To do: Skip all pictures, then copy the lines from the start of the data through the line with "plt.rcParams['mathtext.default'] = 'rm'", keeping both ends.

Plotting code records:
↓↓↓

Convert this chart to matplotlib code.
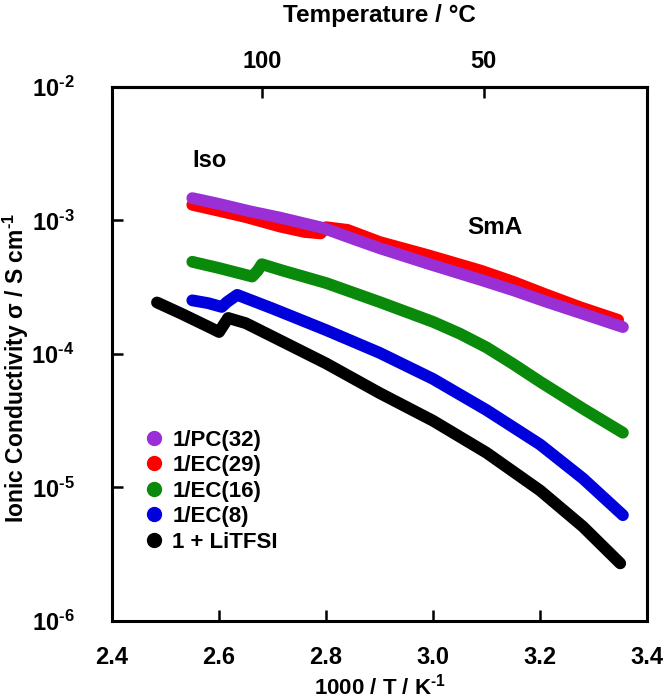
import matplotlib
matplotlib.use("Agg")
import matplotlib.pyplot as plt
from matplotlib.lines import Line2D

# ── Fonts ─────────────────────────────────────────────
plt.rcParams['font.family'] = ['Liberation Sans', 'DejaVu Sans']
plt.rcParams['font.weight'] = 'bold'
plt.rcParams['mathtext.fontset'] = 'custom'
plt.rcParams['mathtext.rm'] = 'Liberation Sans:bold'
plt.rcParams['mathtext.bf'] = 'Liberation Sans:bold'
plt.rcParams['mathtext.it'] = 'Liberation Sans:italic:bold'
plt.rcParams['mathtext.default'] = 'rm'

# ── Data ──────────────────────────────────────────────
pc32_x = [2.55, 2.60, 2.658, 2.714, 2.794, 2.85, 2.90, 2.994, 3.088, 3.15, 3.213, 3.28, 3.355]
pc32_y = [1.47e-3, 1.33e-3, 1.17e-3, 1.05e-3, 8.8e-4, 7.3e-4, 6.2e-4, 4.7e-4, 3.6e-4, 3.0e-4, 2.45e-4, 2.0e-4, 1.59e-4]

ec29_x = [2.55, 2.60, 2.65, 2.714, 2.76, 2.79, 2.80, 2.84, 2.90, 2.99, 3.09, 3.15, 3.21, 3.275, 3.346]
ec29_y = [1.31e-3, 1.18e-3, 1.06e-3, 9.0e-4, 8.2e-4, 8.0e-4, 8.9e-4, 8.5e-4, 6.9e-4, 5.5e-4, 4.2e-4, 3.47e-4, 2.8e-4, 2.24e-4, 1.8e-4]

ec16_x = [2.55, 2.60, 2.662, 2.672, 2.68, 2.72, 2.80, 2.90, 3.00, 3.05, 3.10, 3.15, 3.20, 3.28, 3.355]
ec16_y = [4.9e-4, 4.4e-4, 3.8e-4, 4.2e-4, 4.7e-4, 4.2e-4, 3.4e-4, 2.45e-4, 1.74e-4, 1.42e-4, 1.12e-4, 8.4e-5, 6.2e-5, 3.9e-5, 2.57e-5]

ec8_x = [2.55, 2.58, 2.605, 2.615, 2.634, 2.70, 2.80, 2.90, 3.00, 3.10, 3.20, 3.28, 3.355]
ec8_y = [2.52e-4, 2.4e-4, 2.25e-4, 2.45e-4, 2.77e-4, 2.19e-4, 1.51e-4, 1.02e-4, 6.5e-5, 3.8e-5, 2.1e-5, 1.17e-5, 6.2e-6]

litfsi_x = [2.484, 2.53, 2.58, 2.60, 2.617, 2.65, 2.70, 2.80, 2.90, 3.00, 3.10, 3.20, 3.28, 3.35]
litfsi_y = [2.43e-4, 2.0e-4, 1.6e-4, 1.46e-4, 1.86e-4, 1.7e-4, 1.35e-4, 8.5e-5, 5.1e-5, 3.16e-5, 1.82e-5, 9.5e-6, 5.1e-6, 2.7e-6]

labels = ['1/PC(32)', '1/EC(29)', '1/EC(16)', '1/EC(8)', '1 + LiTFSI']
colors = ['#9a2fd6', '#ff0000', '#0a8a0a', '#0000dd', '#000000']

x_ticks = [2.4, 2.6, 2.8, 3.0, 3.2, 3.4]
y_ticks = [1e-6, 1e-5, 1e-4, 1e-3, 1e-2]
y_ticklabels = ['$10^{\\text{-6}}$', '$10^{\\text{-5}}$', '$10^{\\text{-4}}$',
                '$10^{\\text{-3}}$', '$10^{\\text{-2}}$']
top_ticks_c = [100, 50]

# ── Plot ──────────────────────────────────────────────
fig = plt.figure(figsize=(6.67, 7.0), dpi=100)
ax = fig.add_axes([0.168, 0.1129, 0.802, 0.7629])

series = [(pc32_x, pc32_y), (ec29_x, ec29_y), (ec16_x, ec16_y), (ec8_x, ec8_y), (litfsi_x, litfsi_y)]
# back to front, purple ends on top
for i in [4, 3, 2, 1, 0]:
    xs, ys = series[i]
    ax.plot(xs, ys, color=colors[i], lw=8.5, solid_capstyle='round',
            solid_joinstyle='round', zorder=3 + (4 - i))

ax.set_yscale('log')
ax.set_xlim(2.4, 3.4)
ax.set_ylim(1e-6, 1e-2)
ax.set_xticks(x_ticks)
ax.set_xticklabels([f"{v:.1f}" for v in x_ticks])
ax.set_yticks(y_ticks)
ax.set_yticklabels(y_ticklabels)
ax.minorticks_off()
ax.tick_params(axis='both', direction='in', length=8, width=1.8, labelsize=17)
ax.tick_params(axis='x', pad=18)
ax.tick_params(axis='y', pad=27)
for sp in ax.spines.values():
    sp.set_linewidth(2.2)

ax.set_xlabel('1000 / $T$ / K$^{\\text{-1}}$', fontsize=16, fontweight='bold', labelpad=3)
ax.set_ylabel('Ionic Conductivity $\\sigma$ / S cm$^{\\text{-1}}$', fontsize=16.5,
              fontweight='bold')
ax.yaxis.set_label_coords(-0.152, 0.474)

# top axis in °C
top = ax.secondary_xaxis('top', functions=(lambda x: 1000.0 / x - 273.15,
                                           lambda t: 1000.0 / (t + 273.15)))
top.set_xticks(top_ticks_c)
top.set_xticklabels([str(t) for t in top_ticks_c])
top.tick_params(direction='in', length=8, width=1.8, labelsize=17, pad=10)
top.spines['top'].set_linewidth(2.2)
top.set_xlabel('Temperature / °C', fontsize=17.5, fontweight='bold', labelpad=20)

ax.text(2.55, 2.8e-3, 'Iso', fontsize=17, fontweight='bold', ha='left', va='center')
ax.text(3.116, 8.8e-4, 'SmA', fontsize=17.5, fontweight='bold', ha='center', va='center')

handles = [Line2D([], [], marker='o', ls='none', color=c, markersize=10) for c in colors]
ax.legend(handles, labels, loc='upper left', bbox_to_anchor=(0.063, 0.358),
          frameon=False, fontsize=16, handlelength=0.7, handletextpad=0.5,
          labelspacing=0.2, borderpad=0, borderaxespad=0)

fig.savefig('out.png', dpi=100)
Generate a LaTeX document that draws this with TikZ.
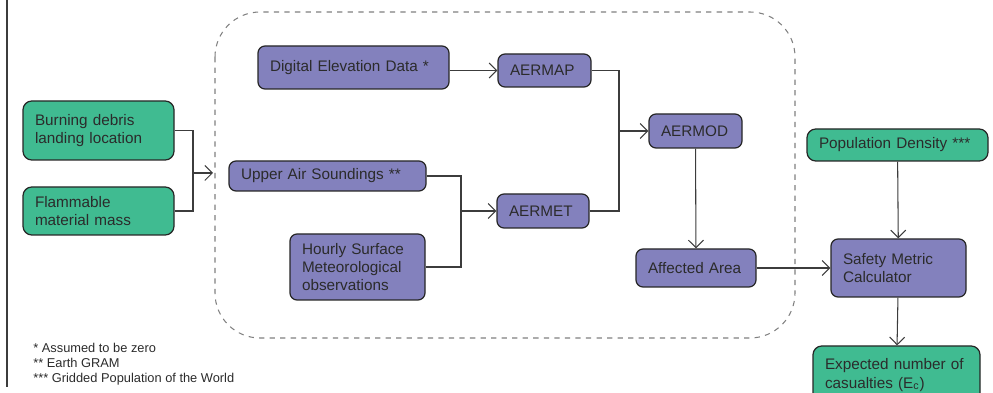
\documentclass[tikz,border=0pt]{standalone}
\usepackage{fontspec}
\setmainfont{Liberation Sans}
\usepackage{tikz}
\usetikzlibrary{arrows.meta, positioning, calc}
\definecolor{cPurple}{RGB}{131,129,189}
\definecolor{cGreen}{RGB}{64,187,145}
\definecolor{cText}{RGB}{43,43,43}
\definecolor{cLine}{RGB}{60,60,60}
\tikzset{
	inbox/.style   ={rectangle, rounded corners=5pt, draw=black!85, line width=0.7pt, fill=cGreen, align=left, inner xsep=0.24cm, text=cText},
	modbox/.style  ={rectangle, rounded corners=4pt, draw=black!85, line width=0.7pt, fill=cPurple, align=left, inner xsep=0.24cm, text=cText},
	flowarrow/.style={-{Straight Barb[length=1.5mm, width=3mm]}, line width=0.6pt, draw=cLine},
	flowline/.style ={line width=0.6pt, draw=cLine},
}

\begin{document}
\begin{tikzpicture}[every node/.style={font=\fontsize{8.7}{10.4}\selectfont}]
	\useasboundingbox (0,0) rectangle (19.86,-7.86);
	\draw[line width=0.6pt, cLine] (0.14,0) -- (0.14,-7.74);
	% region of the dispersion models
	\draw[gray, dashed, line width=0.6pt, rounded corners=0.9cm] (4.30,-0.24) rectangle (15.90,-6.76);
	% inputs
	\node[inbox, text width=2.54cm, minimum height=1.18cm] (burn) at (1.97,-2.61) {Burning debris\\ landing location};
	\node[inbox, text width=2.54cm, minimum height=0.96cm] (flam) at (1.97,-4.22) {Flammable\\ material mass};
	\node[modbox, text width=3.34cm, minimum height=0.86cm] (ded) at (7.07,-1.35) {Digital Elevation Data *};
	\node[modbox, text width=1.38cm, minimum height=0.66cm] (aermap) at (10.89,-1.41) {AERMAP};
	\node[modbox, text width=3.46cm, minimum height=0.60cm] (uas) at (6.55,-3.52) {Upper Air Soundings **};
	\node[modbox, text width=1.36cm, minimum height=0.68cm] (aermet) at (10.86,-4.22) {AERMET};
	\node[modbox, text width=2.22cm, minimum height=1.32cm] (hourly) at (7.15,-5.34) {Hourly Surface\\ Meteorological\\ observations};
	\node[modbox, text width=1.38cm, minimum height=0.68cm] (aermod) at (13.91,-2.62) {AERMOD};
	\node[modbox, text width=1.92cm, minimum height=0.76cm] (area) at (13.92,-5.36) {Affected Area};
	\node[inbox, text width=3.14cm, minimum height=0.64cm] (popd) at (17.95,-2.90) {Population Density ***};
	\node[modbox, text width=2.22cm, minimum height=1.16cm] (calc) at (17.97,-5.36) {Safety Metric\\ Calculator};
	\node[inbox, text width=2.86cm, minimum height=1.16cm] (ec) at (17.93,-7.50) {Expected number of\\ casualties (E\textsubscript{c})};
	% footnotes
	\node[anchor=north west, inner sep=0pt, align=left, text=cText, font=\fontsize{7.3}{8.6}\selectfont] (notes) at (0.66,-6.85)
		{* Assumed to be zero\\ ** Earth GRAM\\ *** Gridded Population of the World};
	% connectors
	\coordinate (jin) at (3.86,-3.46);
	\coordinate (region) at (4.26,-3.46);
	\draw[flowline] (burn.east) -| (jin); \draw[flowline] (flam.east) -| (jin);
	\draw[flowarrow] (jin) -- (region);
	\draw[flowarrow] (ded.east |- aermap) -- (aermap);
	\coordinate (jmet) at (9.22,-4.22);
	\draw[flowline] (uas.east) -| (jmet); \draw[flowline] (hourly.east) -| (jmet);
	\draw[flowarrow] (jmet) -- (aermet);
	\coordinate (jmod) at (12.38,-2.62);
	\draw[flowline] (aermap.east) -| (jmod); \draw[flowline] (aermet.east) -| (jmod);
	\draw[flowarrow] (jmod) -- (aermod);
	\draw[flowarrow] (aermod) -- (area);
	\draw[flowarrow] (area) -- (calc);
	\draw[flowarrow] (popd) -- (calc);
	\draw[flowarrow] (calc) -- (ec);
\end{tikzpicture}
\end{document}
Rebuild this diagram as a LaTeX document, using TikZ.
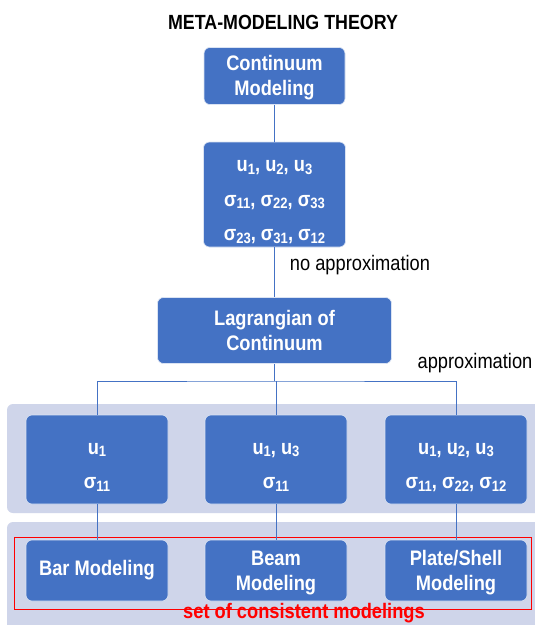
\documentclass[tikz,border=0pt]{standalone}
\usepackage{fontspec}
\setmainfont{Liberation Sans}[FakeStretch=0.87]
\definecolor{boxblue}{HTML}{4472C4}
\definecolor{bandgray}{HTML}{CFD5EA}
\definecolor{redline}{HTML}{FF0000}
\newcommand\sbs[1]{\raisebox{-2.5pt}[0pt][0pt]{\fontsize{15}{15}\selectfont #1}}
\newcommand\lowr[2]{\raisebox{-#1}[\height][\depth]{\begin{tabular}{@{}c@{}}#2\end{tabular}}}
\tikzset{
  box/.style={rectangle, rounded corners=6pt, fill=boxblue, draw=white!80!boxblue,
    line width=0.6pt, text=white, align=center, inner sep=0pt,
    font=\bfseries\fontsize{21}{25}\selectfont},
  varbox/.style={box, font=\bfseries\fontsize{21}{34.5}\selectfont},
  conn/.style={draw=boxblue, line width=0.8pt},
  lbl/.style={inner sep=0pt, font=\fontsize{21}{25}\selectfont},
  band/.style={fill=bandgray, rounded corners=6pt}
}
\begin{document}
\begin{tikzpicture}[x=1pt,y=-1pt]
\useasboundingbox (0,0) rectangle (535,625);
\clip (0,0) rectangle (535,625);
\fill[white] (0,0) rectangle (535,625);
% bands
\fill[band] (7,404) rectangle (548,513);
\fill[band] (7,522) rectangle (548,640);
% title
\node[lbl, font=\bfseries\fontsize{20.5}{25}\selectfont] (title) at (283,22) {META-MODELING THEORY};
% top chain
\node[box, minimum width=141pt, minimum height=57pt] (cont) at (274.5,76) {\lowr{2pt}{Continuum\\Modeling}};
\node[varbox, minimum width=142pt, minimum height=105pt] (vars) at (274.5,194.5)
  {\lowr{5pt}{u\sbs{1}, u\sbs{2}, u\sbs{3}\\σ\sbs{11}, σ\sbs{22}, σ\sbs{33}\\σ\sbs{23}, σ\sbs{31}, σ\sbs{12}}};
\node[box, minimum width=234pt, minimum height=66pt] (lag) at (274.5,330.5) {Lagrangian of\\Continuum};
\node[lbl] (noapp) at (360,265) {no approximation};
\node[lbl] (app) at (475,363) {approximation};
% middle row
\node[varbox, minimum width=142pt, minimum height=89pt] (r1) at (97,459.5) {\lowr{5pt}{u\sbs{1}\\σ\sbs{11}}};
\node[varbox, minimum width=142pt, minimum height=89pt] (r2) at (276,459.5) {\lowr{5pt}{u\sbs{1}, u\sbs{3}\\σ\sbs{11}}};
\node[varbox, minimum width=142pt, minimum height=89pt] (r3) at (456,459.5) {\lowr{5pt}{u\sbs{1}, u\sbs{2}, u\sbs{3}\\σ\sbs{11}, σ\sbs{22}, σ\sbs{12}}};
% bottom row
\node[box, minimum width=142pt, minimum height=61pt] (b1) at (97,570.5) {Bar Modeling};
\node[box, minimum width=142pt, minimum height=61pt] (b2) at (276,570.5) {\lowr{2pt}{Beam\\Modeling}};
\node[box, minimum width=142pt, minimum height=61pt] (b3) at (456,570.5) {\lowr{2pt}{Plate/Shell\\Modeling}};
% red frame and label
\draw[redline, line width=0.8pt] (14,537) rectangle (531.5,609);
\node[lbl, text=redline, font=\bfseries\fontsize{21}{25}\selectfont] (set) at (304,613) {set of consistent modelings};
% connectors
\coordinate (bus) at (274.5,381);
\draw[conn] (cont.south) -- (vars.north);
\draw[conn] (vars.south) -- (lag.north);
\draw[conn] (lag.south) -- (bus);
\draw[conn] (r1.north) |- (bus) -| (r3.north);
\draw[conn] (r2.north |- bus) -- (r2.north);
\draw[conn] (r1.south) -- (b1.north);
\draw[conn] (r2.south) -- (b2.north);
\draw[conn] (r3.south) -- (b3.north);
\end{tikzpicture}
\end{document}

↑↑↑

Answer to this exercise:
Convert this chart to matplotlib code.
import matplotlib
matplotlib.use("Agg")
import matplotlib.pyplot as plt
from matplotlib.lines import Line2D

# ── Fonts ─────────────────────────────────────────────
plt.rcParams['font.family'] = ['Liberation Sans', 'DejaVu Sans']
plt.rcParams['font.weight'] = 'bold'
plt.rcParams['mathtext.fontset'] = 'custom'
plt.rcParams['mathtext.rm'] = 'Liberation Sans:bold'
plt.rcParams['mathtext.bf'] = 'Liberation Sans:bold'
plt.rcParams['mathtext.it'] = 'Liberation Sans:italic:bold'
plt.rcParams['mathtext.default'] = 'rm'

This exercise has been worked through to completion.